State v. Lichon, 1

Decision Date02 November 1989
Docket NumberNo. 1,CA-CR,1
Citation163 Ariz. 186,786 P.2d 1037
PartiesSTATE of Arizona, Appellee, v. Ronald E. LICHON, Appellant. 88-158.
CourtArizona Court of Appeals
OPINION

KLEINSCHMIDT, Presiding Judge.

The defendant, Ronald E. Lichon, appeals from a conviction of one count of renting an obscene item in violation of A.R.S. section 13-3502 (Supp.1988). The trial court designated the offense a misdemeanor and placed the defendant on probation for three years. We affirm and publish this opinion to advise trial judges to instruct jurors in obscenity cases that if the jury chooses to review allegedly obscene items during deliberations, they should not do so in a piecemeal fashion. Such an admonition is meant to ensure that the items are considered as a whole, as required by statute and Supreme Court decision. We discuss this issue in more detail below when we deal with the propriety of allowing the jury access to the videotapes and a VCR player. The case presents a number of other issues.

The facts are as follows. An investigator for the Maricopa County Attorney's Office rented two videotapes entitled "Between the Cheeks" and "Black Throat" from the defendant's video store. The defendant was charged with two counts of renting obscene items and one count of possessing an obscene item with intent to rent. After a trial by jury, the defendant was convicted for renting "Between the Cheeks," but acquitted of possessing to rent and renting "Black Throat."

ISSUES RELATING TO THE STATEWIDE STANDARD FOR THE DEFINITION OF WHAT IS OBSCENE

The Arizona statute that defines obscenity states in relevant part that:

An item is obscene within the meaning of this chapter when all of the following apply:

(a) The average person, applying contemporary state standards, would find that the item, taken as a whole, appeals to the prurient interest. In order for an item as a whole to be found or intended to have an appeal to the prurient interest, it is not necessary that the item be successful in arousing or exciting any particular form of prurient interest either in the hypothetical average person, in a member of its intended and probable recipient group or in the trier of fact.

(b) The average person, applying contemporary state standards, would find that the item depicts or describes, in a patently offensive way, sexual activity as that term is described in this section.

(c) The item, taken as a whole, lacks serious literary, artistic, political or scientific value.

A.R.S. § 13-3501(2) (Supp.1988) (emphasis added).

This statute was adopted from an almost identical tripartite test set out in the United States Supreme Court decision in Miller v.
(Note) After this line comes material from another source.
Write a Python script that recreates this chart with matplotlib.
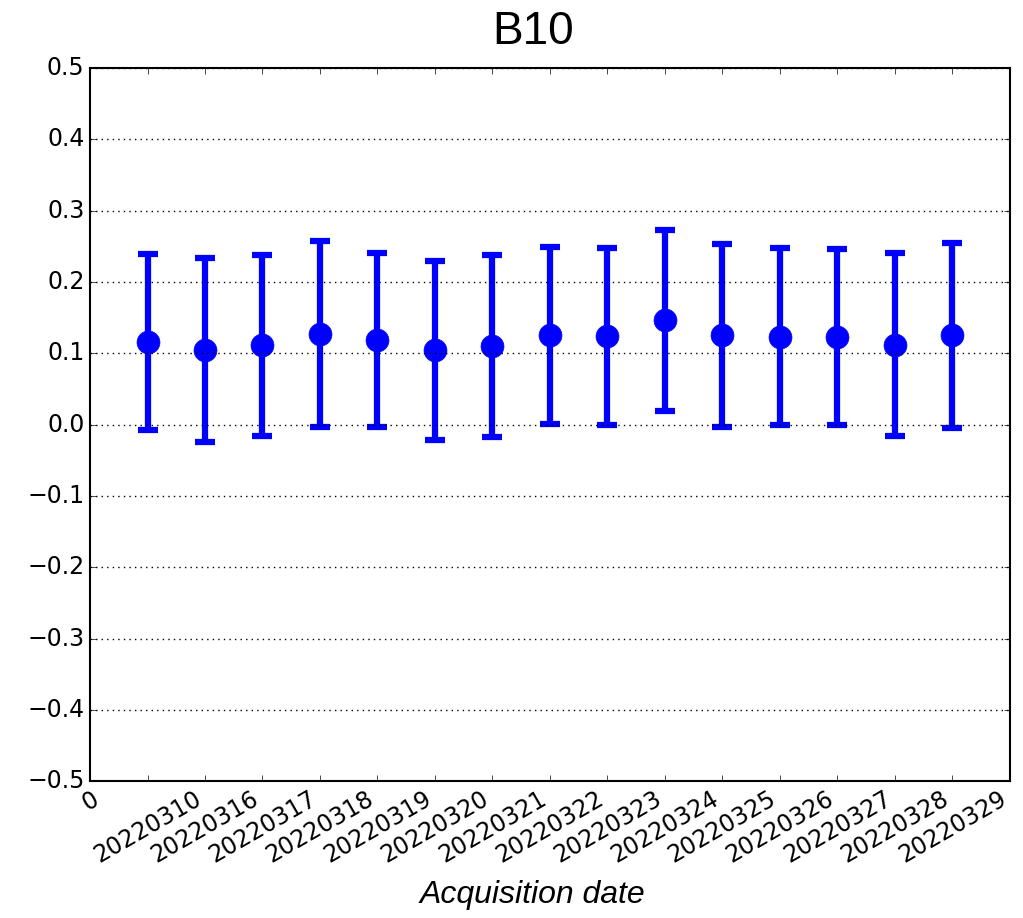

California, 413 U.S. 15, 93 S.Ct. 2607, 37 L.Ed.2d 419 (1973). For ease of reference, we will therefore refer to the requirements laid down by our statute as the Miller test.

The defendant's first argument involves the first and second parts of the Miller test. He insists that the prosecutor improperly told the jury that in determining whether an item is obscene, they should consider the standards of their own community. At final argument, the prosecutor said

You folks are Maricopa County people. You will be allowed, and the Court will so tell you, that you can divine the standards of the state, which are shown here, applying contemporary state standards from the communities that you are most familiar with.

* * * * * *

[Defense counsel] said, 'Hey, you've got to apply state standards. That's what it says.' But I'm saying to you, because I can say it to you and he cannot object to it, because the law also says you folks don't have to reach up to Kingman and down to Douglas and over to Snowflake and say, 'Gee, I wonder what their standards are?'

The law says you folks can figure them out from your own community where you live, where you work [and] where you send your kids to school. That's your standard. It may say state but it can be Tempe, Mesa, Scottsdale, wherever you live. Apply that.

The defendant states that this is an incorrect statement of the law and constituted prosecutorial misconduct because it violated a pretrial order in limine.

That order prohibited:

Any mention of the feelings or standards of any of the neighbors or people in the vicinity. (The test is the standards of the entire State, not just one locale.)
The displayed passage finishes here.